Exercise ▸
Print the data exactly as it is given, please.

##### Material provided #####

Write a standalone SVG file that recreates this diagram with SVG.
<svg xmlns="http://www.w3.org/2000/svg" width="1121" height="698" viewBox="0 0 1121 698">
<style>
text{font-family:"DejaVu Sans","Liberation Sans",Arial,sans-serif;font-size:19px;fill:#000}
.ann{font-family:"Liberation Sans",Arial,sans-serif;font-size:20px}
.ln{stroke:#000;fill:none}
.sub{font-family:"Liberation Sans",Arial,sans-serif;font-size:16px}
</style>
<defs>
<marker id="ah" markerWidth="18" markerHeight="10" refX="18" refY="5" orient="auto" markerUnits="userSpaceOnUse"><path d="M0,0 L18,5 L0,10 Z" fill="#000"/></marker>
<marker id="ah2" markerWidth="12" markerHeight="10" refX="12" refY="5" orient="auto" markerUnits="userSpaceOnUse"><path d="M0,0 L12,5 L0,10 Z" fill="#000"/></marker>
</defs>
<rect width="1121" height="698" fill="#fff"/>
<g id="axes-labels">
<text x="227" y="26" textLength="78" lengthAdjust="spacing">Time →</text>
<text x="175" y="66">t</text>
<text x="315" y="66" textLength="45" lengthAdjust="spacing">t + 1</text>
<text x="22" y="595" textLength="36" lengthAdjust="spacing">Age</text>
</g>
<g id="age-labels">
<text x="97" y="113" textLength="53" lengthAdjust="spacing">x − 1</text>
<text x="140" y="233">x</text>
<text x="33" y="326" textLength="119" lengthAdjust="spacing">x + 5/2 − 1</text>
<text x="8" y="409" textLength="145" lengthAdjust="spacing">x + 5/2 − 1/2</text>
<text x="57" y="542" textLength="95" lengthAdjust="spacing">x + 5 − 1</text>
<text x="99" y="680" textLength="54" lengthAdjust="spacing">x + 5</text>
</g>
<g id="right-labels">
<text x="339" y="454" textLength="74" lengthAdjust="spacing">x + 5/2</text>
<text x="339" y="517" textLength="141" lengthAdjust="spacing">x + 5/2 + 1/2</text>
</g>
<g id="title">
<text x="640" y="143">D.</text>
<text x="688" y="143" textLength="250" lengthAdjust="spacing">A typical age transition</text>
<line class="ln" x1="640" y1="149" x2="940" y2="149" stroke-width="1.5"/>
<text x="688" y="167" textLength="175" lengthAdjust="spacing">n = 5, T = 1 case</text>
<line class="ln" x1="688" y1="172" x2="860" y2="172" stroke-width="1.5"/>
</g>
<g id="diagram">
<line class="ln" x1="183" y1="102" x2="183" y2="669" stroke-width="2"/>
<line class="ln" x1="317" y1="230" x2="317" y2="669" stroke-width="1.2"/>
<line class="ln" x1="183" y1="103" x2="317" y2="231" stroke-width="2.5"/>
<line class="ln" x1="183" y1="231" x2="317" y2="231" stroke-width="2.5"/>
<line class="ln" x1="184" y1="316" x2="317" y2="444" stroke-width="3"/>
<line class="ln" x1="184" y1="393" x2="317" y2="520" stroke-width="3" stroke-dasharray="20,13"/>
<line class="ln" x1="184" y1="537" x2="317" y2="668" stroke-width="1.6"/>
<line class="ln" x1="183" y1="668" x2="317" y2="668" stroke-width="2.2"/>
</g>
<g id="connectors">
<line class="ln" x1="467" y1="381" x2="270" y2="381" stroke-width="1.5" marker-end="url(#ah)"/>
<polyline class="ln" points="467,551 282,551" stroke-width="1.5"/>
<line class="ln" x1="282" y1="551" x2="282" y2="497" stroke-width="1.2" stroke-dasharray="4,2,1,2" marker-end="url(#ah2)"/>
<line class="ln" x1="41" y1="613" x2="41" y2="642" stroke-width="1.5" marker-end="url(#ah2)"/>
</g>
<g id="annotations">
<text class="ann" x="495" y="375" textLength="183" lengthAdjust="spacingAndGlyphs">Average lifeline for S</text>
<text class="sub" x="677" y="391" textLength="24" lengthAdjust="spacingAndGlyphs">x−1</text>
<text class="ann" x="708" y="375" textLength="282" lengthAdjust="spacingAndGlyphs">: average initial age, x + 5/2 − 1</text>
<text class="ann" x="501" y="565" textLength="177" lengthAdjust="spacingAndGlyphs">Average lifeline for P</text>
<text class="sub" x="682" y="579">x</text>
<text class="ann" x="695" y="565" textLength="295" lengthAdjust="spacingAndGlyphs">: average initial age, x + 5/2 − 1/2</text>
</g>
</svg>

#####

Response ▸
Write a standalone SVG file that recreates this diagram with SVG.
<svg xmlns="http://www.w3.org/2000/svg" width="1121" height="698" viewBox="0 0 1121 698">
<style>
text{font-family:"DejaVu Sans","Liberation Sans",Arial,sans-serif;font-size:19px;fill:#000}
.ann{font-family:"Liberation Sans",Arial,sans-serif;font-size:20px}
.ln{stroke:#000;fill:none}
.sub{font-family:"Liberation Sans",Arial,sans-serif;font-size:16px}
</style>
<defs>
<marker id="ah" markerWidth="18" markerHeight="10" refX="18" refY="5" orient="auto" markerUnits="userSpaceOnUse"><path d="M0,0 L18,5 L0,10 Z" fill="#000"/></marker>
<marker id="ah2" markerWidth="12" markerHeight="10" refX="12" refY="5" orient="auto" markerUnits="userSpaceOnUse"><path d="M0,0 L12,5 L0,10 Z" fill="#000"/></marker>
</defs>
<rect width="1121" height="698" fill="#fff"/>
<g id="axes-labels">
<text x="227" y="26" textLength="78" lengthAdjust="spacing">Time →</text>
<text x="175" y="66">t</text>
<text x="315" y="66" textLength="45" lengthAdjust="spacing">t + 1</text>
<text x="22" y="595" textLength="36" lengthAdjust="spacing">Age</text>
</g>
<g id="age-labels">
<text x="97" y="113" textLength="53" lengthAdjust="spacing">x − 1</text>
<text x="140" y="233">x</text>
<text x="33" y="326" textLength="119" lengthAdjust="spacing">x + 5/2 − 1</text>
<text x="8" y="409" textLength="145" lengthAdjust="spacing">x + 5/2 − 1/2</text>
<text x="57" y="542" textLength="95" lengthAdjust="spacing">x + 5 − 1</text>
<text x="99" y="680" textLength="54" lengthAdjust="spacing">x + 5</text>
</g>
<g id="right-labels">
<text x="339" y="454" textLength="74" lengthAdjust="spacing">x + 5/2</text>
<text x="339" y="517" textLength="141" lengthAdjust="spacing">x + 5/2 + 1/2</text>
</g>
<g id="title">
<text x="640" y="143">D.</text>
<text x="688" y="143" textLength="250" lengthAdjust="spacing">A typical age transition</text>
<line class="ln" x1="640" y1="149" x2="940" y2="149" stroke-width="1.5"/>
<text x="688" y="167" textLength="175" lengthAdjust="spacing">n = 5, T = 1 case</text>
<line class="ln" x1="688" y1="172" x2="860" y2="172" stroke-width="1.5"/>
</g>
<g id="diagram">
<line class="ln" x1="183" y1="102" x2="183" y2="669" stroke-width="2"/>
<line class="ln" x1="317" y1="230" x2="317" y2="669" stroke-width="1.2"/>
<line class="ln" x1="183" y1="103" x2="317" y2="231" stroke-width="2.5"/>
<line class="ln" x1="183" y1="231" x2="317" y2="231" stroke-width="2.5"/>
<line class="ln" x1="184" y1="316" x2="317" y2="444" stroke-width="3"/>
<line class="ln" x1="184" y1="393" x2="317" y2="520" stroke-width="3" stroke-dasharray="20,13"/>
<line class="ln" x1="184" y1="537" x2="317" y2="668" stroke-width="1.6"/>
<line class="ln" x1="183" y1="668" x2="317" y2="668" stroke-width="2.2"/>
</g>
<g id="connectors">
<line class="ln" x1="467" y1="381" x2="270" y2="381" stroke-width="1.5" marker-end="url(#ah)"/>
<polyline class="ln" points="467,551 282,551" stroke-width="1.5"/>
<line class="ln" x1="282" y1="551" x2="282" y2="497" stroke-width="1.2" stroke-dasharray="4,2,1,2" marker-end="url(#ah2)"/>
<line class="ln" x1="41" y1="613" x2="41" y2="642" stroke-width="1.5" marker-end="url(#ah2)"/>
</g>
<g id="annotations">
<text class="ann" x="495" y="375" textLength="183" lengthAdjust="spacingAndGlyphs">Average lifeline for S</text>
<text class="sub" x="677" y="391" textLength="24" lengthAdjust="spacingAndGlyphs">x−1</text>
<text class="ann" x="708" y="375" textLength="282" lengthAdjust="spacingAndGlyphs">: average initial age, x + 5/2 − 1</text>
<text class="ann" x="501" y="565" textLength="177" lengthAdjust="spacingAndGlyphs">Average lifeline for P</text>
<text class="sub" x="682" y="579">x</text>
<text class="ann" x="695" y="565" textLength="295" lengthAdjust="spacingAndGlyphs">: average initial age, x + 5/2 − 1/2</text>
</g>
</svg>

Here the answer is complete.